:: DIRECTIONS ::
Give back the full listing verbatim, apart from its images.

### INFORMATION SHOWN ###

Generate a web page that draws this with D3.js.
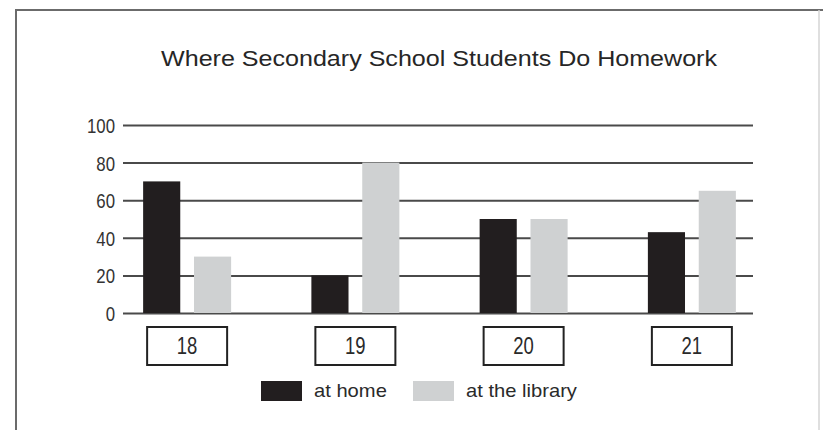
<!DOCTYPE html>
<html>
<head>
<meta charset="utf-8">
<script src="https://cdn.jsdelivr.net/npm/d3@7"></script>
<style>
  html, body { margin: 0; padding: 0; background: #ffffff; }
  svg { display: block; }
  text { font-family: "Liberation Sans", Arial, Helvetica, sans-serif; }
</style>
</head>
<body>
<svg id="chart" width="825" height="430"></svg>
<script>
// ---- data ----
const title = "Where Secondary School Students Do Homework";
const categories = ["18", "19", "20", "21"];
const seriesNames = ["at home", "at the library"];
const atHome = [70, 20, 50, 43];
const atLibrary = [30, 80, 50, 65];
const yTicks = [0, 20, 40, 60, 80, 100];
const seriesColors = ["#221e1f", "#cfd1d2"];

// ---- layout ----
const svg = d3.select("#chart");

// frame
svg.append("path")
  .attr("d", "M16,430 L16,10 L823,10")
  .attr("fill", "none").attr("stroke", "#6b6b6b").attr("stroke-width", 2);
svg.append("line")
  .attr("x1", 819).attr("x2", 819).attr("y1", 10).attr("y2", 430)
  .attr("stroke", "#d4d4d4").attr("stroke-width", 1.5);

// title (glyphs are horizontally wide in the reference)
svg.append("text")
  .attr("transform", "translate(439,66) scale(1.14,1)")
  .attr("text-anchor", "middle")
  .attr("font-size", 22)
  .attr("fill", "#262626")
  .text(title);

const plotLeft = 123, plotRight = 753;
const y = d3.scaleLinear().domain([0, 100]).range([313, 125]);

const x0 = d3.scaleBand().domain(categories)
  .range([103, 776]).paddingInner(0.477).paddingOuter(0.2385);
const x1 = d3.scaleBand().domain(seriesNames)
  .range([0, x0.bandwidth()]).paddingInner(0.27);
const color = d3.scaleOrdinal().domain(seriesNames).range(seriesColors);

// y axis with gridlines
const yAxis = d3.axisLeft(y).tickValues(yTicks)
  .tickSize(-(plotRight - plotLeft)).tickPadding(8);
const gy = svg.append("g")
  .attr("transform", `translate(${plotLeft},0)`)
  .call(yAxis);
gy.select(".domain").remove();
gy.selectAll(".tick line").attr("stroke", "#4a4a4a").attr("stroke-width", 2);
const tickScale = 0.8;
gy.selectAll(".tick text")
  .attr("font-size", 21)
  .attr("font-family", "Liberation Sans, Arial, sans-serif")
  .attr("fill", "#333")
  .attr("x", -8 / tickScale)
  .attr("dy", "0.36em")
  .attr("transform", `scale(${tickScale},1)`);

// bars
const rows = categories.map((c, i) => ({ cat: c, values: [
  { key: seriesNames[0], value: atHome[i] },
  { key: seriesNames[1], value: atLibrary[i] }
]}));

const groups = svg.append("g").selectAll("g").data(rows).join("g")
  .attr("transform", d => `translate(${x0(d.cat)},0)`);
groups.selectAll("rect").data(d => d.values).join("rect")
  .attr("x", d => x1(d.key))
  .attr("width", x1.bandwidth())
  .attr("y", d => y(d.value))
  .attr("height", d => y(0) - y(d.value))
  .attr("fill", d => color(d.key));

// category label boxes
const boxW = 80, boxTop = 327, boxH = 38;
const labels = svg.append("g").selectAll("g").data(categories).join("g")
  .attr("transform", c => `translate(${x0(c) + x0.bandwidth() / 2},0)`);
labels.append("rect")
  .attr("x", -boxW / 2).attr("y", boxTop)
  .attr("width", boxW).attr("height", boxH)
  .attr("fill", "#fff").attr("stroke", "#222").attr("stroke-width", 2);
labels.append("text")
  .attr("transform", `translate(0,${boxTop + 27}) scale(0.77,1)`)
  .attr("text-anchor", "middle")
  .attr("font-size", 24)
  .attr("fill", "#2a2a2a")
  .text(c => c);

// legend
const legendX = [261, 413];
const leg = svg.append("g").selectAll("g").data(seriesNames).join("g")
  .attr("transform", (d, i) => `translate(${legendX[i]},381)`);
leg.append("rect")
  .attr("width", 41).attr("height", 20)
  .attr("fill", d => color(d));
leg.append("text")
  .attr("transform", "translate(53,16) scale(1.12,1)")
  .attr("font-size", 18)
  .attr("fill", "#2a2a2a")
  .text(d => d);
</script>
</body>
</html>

###

:: THE OUTPUT ::
Generate a web page that draws this with D3.js.
<!DOCTYPE html>
<html>
<head>
<meta charset="utf-8">
<script src="https://cdn.jsdelivr.net/npm/d3@7"></script>
<style>
  html, body { margin: 0; padding: 0; background: #ffffff; }
  svg { display: block; }
  text { font-family: "Liberation Sans", Arial, Helvetica, sans-serif; }
</style>
</head>
<body>
<svg id="chart" width="825" height="430"></svg>
<script>
// ---- data ----
const title = "Where Secondary School Students Do Homework";
const categories = ["18", "19", "20", "21"];
const seriesNames = ["at home", "at the library"];
const atHome = [70, 20, 50, 43];
const atLibrary = [30, 80, 50, 65];
const yTicks = [0, 20, 40, 60, 80, 100];
const seriesColors = ["#221e1f", "#cfd1d2"];

// ---- layout ----
const svg = d3.select("#chart");

// frame
svg.append("path")
  .attr("d", "M16,430 L16,10 L823,10")
  .attr("fill", "none").attr("stroke", "#6b6b6b").attr("stroke-width", 2);
svg.append("line")
  .attr("x1", 819).attr("x2", 819).attr("y1", 10).attr("y2", 430)
  .attr("stroke", "#d4d4d4").attr("stroke-width", 1.5);

// title (glyphs are horizontally wide in the reference)
svg.append("text")
  .attr("transform", "translate(439,66) scale(1.14,1)")
  .attr("text-anchor", "middle")
  .attr("font-size", 22)
  .attr("fill", "#262626")
  .text(title);

const plotLeft = 123, plotRight = 753;
const y = d3.scaleLinear().domain([0, 100]).range([313, 125]);

const x0 = d3.scaleBand().domain(categories)
  .range([103, 776]).paddingInner(0.477).paddingOuter(0.2385);
const x1 = d3.scaleBand().domain(seriesNames)
  .range([0, x0.bandwidth()]).paddingInner(0.27);
const color = d3.scaleOrdinal().domain(seriesNames).range(seriesColors);

// y axis with gridlines
const yAxis = d3.axisLeft(y).tickValues(yTicks)
  .tickSize(-(plotRight - plotLeft)).tickPadding(8);
const gy = svg.append("g")
  .attr("transform", `translate(${plotLeft},0)`)
  .call(yAxis);
gy.select(".domain").remove();
gy.selectAll(".tick line").attr("stroke", "#4a4a4a").attr("stroke-width", 2);
const tickScale = 0.8;
gy.selectAll(".tick text")
  .attr("font-size", 21)
  .attr("font-family", "Liberation Sans, Arial, sans-serif")
  .attr("fill", "#333")
  .attr("x", -8 / tickScale)
  .attr("dy", "0.36em")
  .attr("transform", `scale(${tickScale},1)`);

// bars
const rows = categories.map((c, i) => ({ cat: c, values: [
  { key: seriesNames[0], value: atHome[i] },
  { key: seriesNames[1], value: atLibrary[i] }
]}));

const groups = svg.append("g").selectAll("g").data(rows).join("g")
  .attr("transform", d => `translate(${x0(d.cat)},0)`);
groups.selectAll("rect").data(d => d.values).join("rect")
  .attr("x", d => x1(d.key))
  .attr("width", x1.bandwidth())
  .attr("y", d => y(d.value))
  .attr("height", d => y(0) - y(d.value))
  .attr("fill", d => color(d.key));

// category label boxes
const boxW = 80, boxTop = 327, boxH = 38;
const labels = svg.append("g").selectAll("g").data(categories).join("g")
  .attr("transform", c => `translate(${x0(c) + x0.bandwidth() / 2},0)`);
labels.append("rect")
  .attr("x", -boxW / 2).attr("y", boxTop)
  .attr("width", boxW).attr("height", boxH)
  .attr("fill", "#fff").attr("stroke", "#222").attr("stroke-width", 2);
labels.append("text")
  .attr("transform", `translate(0,${boxTop + 27}) scale(0.77,1)`)
  .attr("text-anchor", "middle")
  .attr("font-size", 24)
  .attr("fill", "#2a2a2a")
  .text(c => c);

// legend
const legendX = [261, 413];
const leg = svg.append("g").selectAll("g").data(seriesNames).join("g")
  .attr("transform", (d, i) => `translate(${legendX[i]},381)`);
leg.append("rect")
  .attr("width", 41).attr("height", 20)
  .attr("fill", d => color(d));
leg.append("text")
  .attr("transform", "translate(53,16) scale(1.12,1)")
  .attr("font-size", 18)
  .attr("fill", "#2a2a2a")
  .text(d => d);
</script>
</body>
</html>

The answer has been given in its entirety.